Translate Expressions To Intermediate Representation
Tiger in Stratego -- Compilation by Program Transformation
Implement translation of
TigerAbstractSyntax expressions to
IntermediateRepresentation code in module
TAS2IR in the
TigerTrans package.
The
TigerTrans package contains the definition of
IntermediateRepresentation and (mostly empty) templates for the components to be implemented.
The
TigerXmpl package provides example Tiger programs and a makefile for testing the new components.
The
ASM package provides the signature of assembly code that is used by instruction selection in
TigerTrans.
Translation to Expression or Statement
Tiger knows only expressions. During translation a distinction should be made into Tiger expressions that return a value (proper expressions) and expressions that do not (statements). The same syntactic construct can represent expressions and statements. This hold in particular for if-then-else (
If
) and sequential composition (
Seq
). The expression/statement type of an expression can be determined by its context. For example, the body of a function is an expression if the function returns a value, otherwise it is a statement. This knowledge can be expressed in
the traversal strategy employed by the translator.
Make two kinds of rules,
TrExp
translates expressions and
TrStm
translates statements. Let the
strategy determine which should be called.
Records
For the translation of record creation and record access use the type information that is available
in the
TigerAbstractSyntax tree after typechecking
Function Calls
Translate a
Call
to a
CALL
. Don't worry about passing arguments in registers or on the stack. This will be dealt with during
InstructionSelection.
Passing Information Around
Information about memory locations of local variables, function arguments, and
static links can be passed around using
DynamicRules. For example, to translate a variable, generate a rule when translating its variable declaration (
VarDec
) that translates a
Var(x)
to a
TEMP
or to a memory access depending on where the variable is placed at declaration time.
Functions such as
getchar
, which are defined in the run-time system of Tiger, do not expect a static link. Thus, the call translation rules generated for the built-in functions should not
pass a static link.
Static Links
To compute
static links keep a list
stack frames. A stack frame can be represented by its name and the offset from the frame pointer to the location where its
static link is stored. When the static link is passed as first argument of a function the offset will be zero.

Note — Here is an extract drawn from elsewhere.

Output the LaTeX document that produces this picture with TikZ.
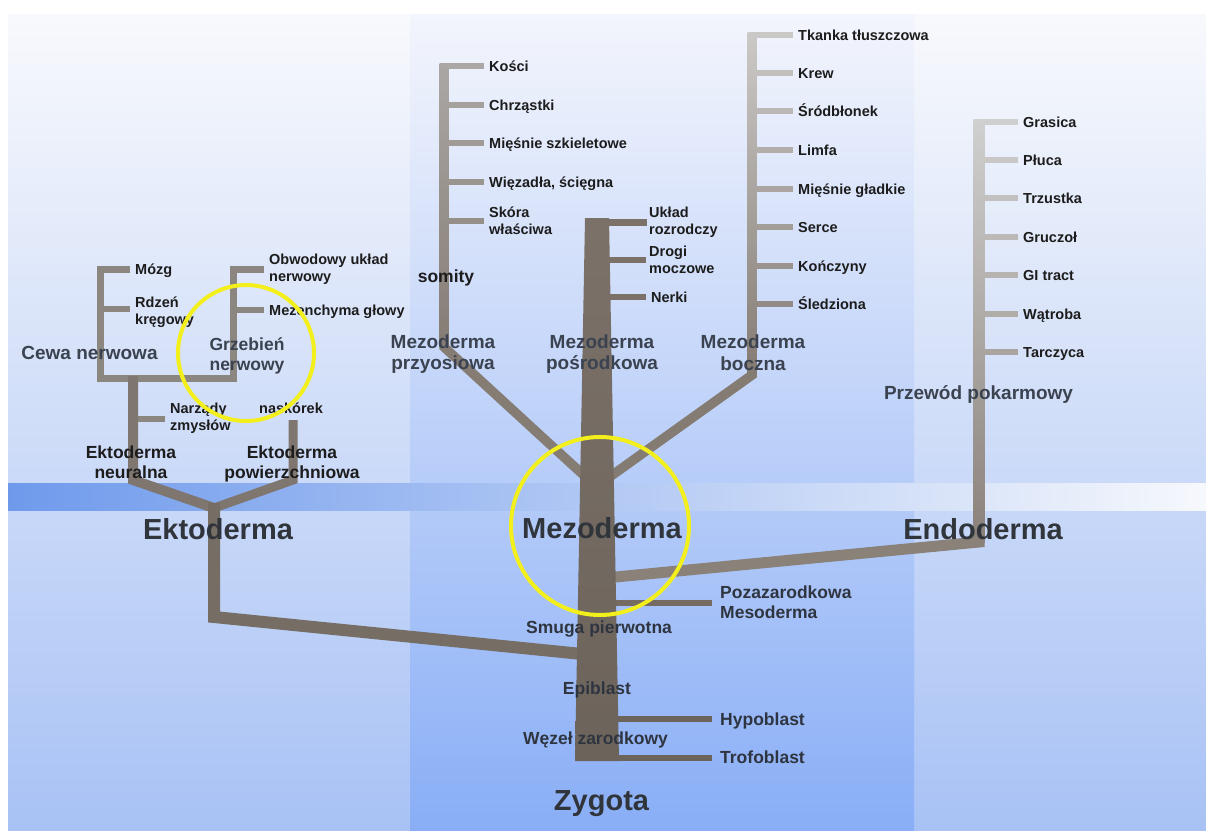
\documentclass[tikz,border=0pt]{standalone}
\usepackage{fontspec}
\setmainfont{Liberation Sans}
\usetikzlibrary{calc}
\pgfdeclarelayer{bg}
\pgfdeclarelayer{tree}
\pgfdeclarelayer{fg}
\pgfsetlayers{bg,tree,main,fg}
\definecolor{panT}{HTML}{F8F9FC}
\definecolor{panB}{HTML}{A8C2F5}
\definecolor{colT}{HTML}{F3F5FC}
\definecolor{colB}{HTML}{89AEF6}
\definecolor{bandL}{HTML}{6F9AEC}
\definecolor{bandR}{HTML}{F6F8FC}
\definecolor{trT}{HTML}{7B7169}
\definecolor{trB}{HTML}{6C635A}
\definecolor{trtick}{HTML}{756B63}
\definecolor{pxtop}{HTML}{ABA7A4}
\definecolor{pxbot}{HTML}{857C74}
\definecolor{lattop}{HTML}{CBC9C7}
\definecolor{latbot}{HTML}{847B73}
\definecolor{entop}{HTML}{D0D0D0}
\definecolor{enbot}{HTML}{8A8179}
\definecolor{ectc}{HTML}{8C8681}
\definecolor{ectm}{HTML}{7F776F}
\definecolor{ectd}{HTML}{766D65}
\definecolor{txtc}{HTML}{1C1C1C}
\definecolor{dtxt}{HTML}{2F3540}
\definecolor{mtxt}{HTML}{3B4250}
\definecolor{btxt}{HTML}{30343B}
\definecolor{yel}{HTML}{F3EF1C}
\begin{document}
\begin{tikzpicture}[x=1pt,y=-1pt,line join=miter,
  lab/.style={anchor=west,inner sep=0pt,font=\fontsize{14.5}{17}\selectfont\bfseries,text=txtc,text height=10.4pt,text depth=0pt},
  lab2/.style={anchor=west,inner sep=0pt,font=\fontsize{14.5}{17}\selectfont\bfseries,text=txtc,align=left},
  labc/.style={anchor=center,inner sep=0pt,font=\fontsize{14.5}{17}\selectfont\bfseries,text=txtc,text height=10.4pt,text depth=0pt},
  dlab/.style={inner sep=0pt,font=\fontsize{17.5}{20}\selectfont\bfseries,text=dtxt,text height=12.5pt,text depth=0pt},
  dlab2/.style={anchor=west,inner sep=0pt,font=\fontsize{17.5}{20}\selectfont\bfseries,text=dtxt,align=left},
  glab/.style={inner sep=0pt,font=\fontsize{17.5}{20.5}\selectfont\bfseries,text=mtxt,align=center},
  blk/.style={inner sep=0pt,font=\fontsize{17.5}{20}\selectfont\bfseries,text=txtc,align=center},
  mlab/.style={inner sep=0pt,font=\fontsize{19}{21.5}\selectfont\bfseries,text=mtxt,align=center},
  mlab1/.style={inner sep=0pt,font=\fontsize{19}{21.5}\selectfont\bfseries,text=mtxt,text height=13.6pt,text depth=0pt},
  big/.style={inner sep=0pt,font=\fontsize{29}{32}\selectfont\bfseries,text=btxt,text height=20.8pt,text depth=0pt},
  tk/.style={line width=6pt,shorten >=5pt},
  ring/.style={circle,draw=yel,line width=4pt,inner sep=0pt}
]
\useasboundingbox (0,0) rectangle (1206,830);

% ---------- labels ----------
% paraxial
\node[lab] (kosci) at (489,66) {Kości};
\node[lab] (chrz) at (489,105) {Chrząstki};
\node[lab] (miesz) at (489,143) {Mięśnie szkieletowe};
\node[lab] (wiez) at (489,182) {Więzadła, ścięgna};
\node[lab2] (skora) at (489,220.5) {Skóra\\właściwa};
% lateral
\node[lab] (tkanka) at (798,35) {Tkanka tłuszczowa};
\node[lab] (krew) at (798,73) {Krew};
\node[lab] (srod) at (798,111) {Śródbłonek};
\node[lab] (limfa) at (798,150) {Limfa};
\node[lab] (mgl) at (798,189) {Mięśnie gładkie};
\node[lab] (serce) at (798,227) {Serce};
\node[lab] (konc) at (798,266) {Kończyny};
\node[lab] (sledz) at (798,304) {Śledziona};
% endoderm
\node[lab] (gras) at (1023,122) {Grasica};
\node[lab] (pluca) at (1023,160) {Płuca};
\node[lab] (trz) at (1023,198) {Trzustka};
\node[lab] (gruc) at (1023,237) {Gruczoł};
\node[lab] (gi) at (1023,275) {GI tract};
\node[lab] (watr) at (1023,314) {Wątroba};
\node[lab] (tarc) at (1023,352) {Tarczyca};
% intermediate
\node[lab2] (uklad) at (649,222) {Układ\\rozrodczy};
\node[lab2] (drogi) at (649,259.5) {Drogi\\moczowe};
\node[lab] (nerki) at (651,297) {Nerki};
% ectoderm
\node[lab] (mozg) at (135,269.5) {Mózg};
\node[lab2] (rdzen) at (135,312.5) {Rdzeń\\kręgowy};
\node[lab2] (obw) at (269,269.5) {Obwodowy układ\\nerwowy};
\node[lab] (mezen) at (269,310) {Mezenchyma głowy};
\node[lab2] (narz) at (170,418.5) {Narządy\\zmysłów};
\node[labc] (nask) at (291,408) {naskórek};
\node[mlab1] (cewa) at (89.5,353) {Cewa nerwowa};
\node[glab] (grzeb) at (247,356) {Grzebień\\nerwowy};
\node[blk] (ekneu) at (131,462) {Ektoderma\\neuralna};
\node[blk] (ekpow) at (292,464) {Ektoderma\\powierzchniowa};
% mesoderm labels
\node[blk] (somity) at (446,278) {somity};
\node[mlab] (mprzy) at (443,354) {Mezoderma\\przyosiowa};
\node[mlab] (mposr) at (602,354) {Mezoderma\\pośrodkowa};
\node[mlab] (mbocz) at (753,352.5) {Mezoderma\\boczna};
\node[mlab1] (przew) at (978.5,393) {Przewód pokarmowy};
% lower
\node[dlab2] (poza) at (720,602.5) {Pozazarodkowa\\Mesoderma};
\node[dlab] (smuga) at (599,627) {Smuga pierwotna};
\node[dlab] (epi) at (597,688) {Epiblast};
\node[dlab] (wezel) at (595.5,738) {Węzeł zarodkowy};
\node[dlab,anchor=west] (hypo) at (720,719) {Hypoblast};
\node[dlab,anchor=west] (trofo) at (720,757.5) {Trofoblast};
% big
\node[big] (ekto) at (218,529) {Ektoderma};
\node[big] (mezo) at (602,528) {Mezoderma};
\node[big] (endo) at (983,529) {Endoderma};
\node[big] (zyg) at (601.5,800) {Zygota};

% ---------- background ----------
\begin{pgfonlayer}{bg}
\fill[white] (0,0) rectangle (1206,830);
\shade[top color=panT,bottom color=panB] (8,14) rectangle (1206,830);
\shade[top color=colT,bottom color=colB] (410,14) rectangle (914,830);
\shade[left color=bandL,right color=bandR] (8,483) rectangle (1206,510);
\end{pgfonlayer}

% ---------- tree ----------
\begin{pgfonlayer}{tree}
\coordinate (tBL) at (575,761);
\coordinate (tBR) at (619,761);
\coordinate (tTL) at (585,218);
\coordinate (tTR) at (609,218);
\coordinate (tC) at (597,218);
\coordinate (vL) at (590,481);
\coordinate (vR) at (604,481);
\coordinate (pxTop) at (444,63);
\coordinate (pxBend) at (444,347);
\coordinate (latTop) at (752,32);
\coordinate (latBend) at (752,375);
\coordinate (enTop) at (979,119);
\coordinate (enBend) at (979,542);
\coordinate (enEnd) at (600,578.5);
\coordinate (ecJ) at (214,508);
\coordinate (ecJtop) at (214,503);
\coordinate (ecBend) at (214,617);
\coordinate (ecEnd) at (592,655);
\coordinate (cewaTL) at (100,269.5);
\coordinate (cewaBL) at (100,378);
\coordinate (grzBR) at (233,378);
\coordinate (grzTL) at (233,269.5);
\coordinate (neuTop) at (133,376);
\coordinate (neuBend) at (133,480);
\coordinate (surTop) at (293,420);
\coordinate (surBend) at (293,480);

% paraxial
\foreach \n/\p in {kosci/1,chrz/15,miesz/28,wiez/42,skora/56}
  \draw[tk,draw=pxbot!\p!pxtop] ($(pxTop |- \n.west)+(-4.5,0)$) -- (\n.west);
\shade[top color=pxtop,bottom color=pxbot] ($(pxTop)+(-4.5,0)$) rectangle ($(pxBend)+(4.5,0)$);
\draw[line width=9.5pt,draw=pxbot] ($(pxBend)+(0,-12)$) -- (pxBend) -- (vL);
% lateral
\foreach \n/\p in {tkanka/1,krew/12,srod/23,limfa/34,mgl/46,serce/57,konc/68,sledz/79}
  \draw[tk,draw=latbot!\p!lattop] ($(latTop |- \n.west)+(-4.5,0)$) -- (\n.west);
\shade[top color=lattop,bottom color=latbot] ($(latTop)+(-4.5,0)$) rectangle ($(latBend)+(4.5,0)$);
\draw[line width=9.5pt,draw=latbot] ($(latBend)+(0,-12)$) -- (latBend) -- (vR);
% endoderm
\foreach \n/\p in {gras/1,pluca/10,trz/19,gruc/28,gi/37,watr/46,tarc/55}
  \draw[tk,draw=enbot!\p!entop] ($(enTop |- \n.west)+(-5.5,0)$) -- (\n.west);
\shade[top color=entop,bottom color=enbot] ($(enTop)+(-5.5,0)$) rectangle ($(enBend)+(5.5,0)$);
\draw[line width=11pt,draw=enbot] ($(enBend)+(0,-12)$) -- (enBend) -- (enEnd);
% ectoderm
\draw[ectc,line width=7pt] ($(mozg.west)+(-5,0)$) -- (cewaTL) -- (cewaBL) -- (grzBR) -- (grzTL) -- ($(obw.west)+(-5,0)$);
\draw[ectc,line width=6pt] ($(cewaTL |- rdzen.west)+(0,-3.5)$) -- ($(rdzen.west)+(-5,-3.5)$);
\draw[ectc,line width=6pt] (grzTL |- mezen.west) -- ($(mezen.west)+(-5,0)$);
\draw[ectc,line width=6pt] (neuTop |- narz.west) -- ($(narz.west)+(-5,0)$);
\draw[ectm,line width=10pt] (neuTop) -- (neuBend) -- (ecJ);
\draw[ectm,line width=9pt] (surTop) -- (surBend) -- (ecJ);
\draw[ectd,line width=12pt] (ecJtop) -- (ecBend) -- (ecEnd);
% trunk ticks
\draw[trT,line width=7pt,shorten >=2pt] (tC |- uklad.west) -- (uklad.west);
\draw[trT,line width=6pt,shorten >=3pt] (tC |- drogi.west) -- (drogi.west);
\draw[trT,line width=6pt,shorten >=5pt] (tC |- nerki.west) -- (nerki.west);
\draw[trtick,line width=6pt,shorten >=8pt] (tC |- poza.west) -- (poza.west);
\draw[trB,line width=6pt,shorten >=8pt] (tC |- hypo.west) -- (hypo.west);
\draw[trB,line width=6pt,shorten >=8pt] (tC |- trofo.west) -- (trofo.west);
% trunk
\shade[top color=trT,bottom color=trB] (tBL) -- (tTL) -- (tTR) -- (tBR) -- cycle;
\end{pgfonlayer}

% ---------- highlight rings ----------
\begin{pgfonlayer}{fg}
\node[ring,minimum size=136pt] (crestRing) at (246,353) {};
\node[ring,minimum size=178pt] (mesoRing) at (600,526) {};
\end{pgfonlayer}
\end{tikzpicture}
\end{document}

Keep the list in a dynamic rule, such that it can be updated while traversing into the tree.
The current frame is the head of the list.
The distance between the current frame and the frame in which a function or variable was declared
determines the number of steps that needs to be taken to obtain the pointer to its enclosing
stack frame.
Frame Pointer Offset
To allocate stack bound arguments and local variables on the stack it is necessary to maintain an offset to the
frame pointer. Increment the offset after each variable access.
After completing the translation of the function, this offset needs to be stored in the fragment for
the function. See the definition of the
intermediate representation for a description of the parameters passed to a
PROC
fragment.
Nested Functions
While translating, leave the nesting structure of functions by translating a
Let
with function declarations to a
LET
with as first argument a list of
PROC
fragments (see
intermediate representation.)
As the first action of
IRCanonicalize remove this nesting structure by lifting
PROC
fragments to top-level.
Function Bodies
After translation the statements of a function body will be shuffled around during canonicalization. In order to start at the right statement, the translation should remember where the body starts and where it ends. This should be communicated to
instruction selection by putting a start label at the beginning of the body and jump to an end label at the end of the body. These labels should be declared as parameters of the
PROC
fragment of the function.
String Constants
String constants should translated to a piece of code that declares static program data. For
example, with a
MIPS back-end the string
"hello world!"
should be translated to
.align 2
.rdata
a_0:
.word 12
.asciiz "hello world!"
This specific translation can be defferred until
instruction selection, however. During translation string constants should be translated to a combination of a
STRING
fragment that
declares the label at which the string data can be found and the string itself, and an expression that yields the address of the label using the
NAME
constructor. This can be done using the
LET
construct, i.e., a string
"hello world!"
translates to
LET([STRING("a_0", "hello world!")], NAME("a_0"))
In order to avoid translating multiple occurrences of the same string to multiple data declarations,
store the label associated with the string constant in a dynamic rule when first encountering the string and reproducing the label when next encountering the string.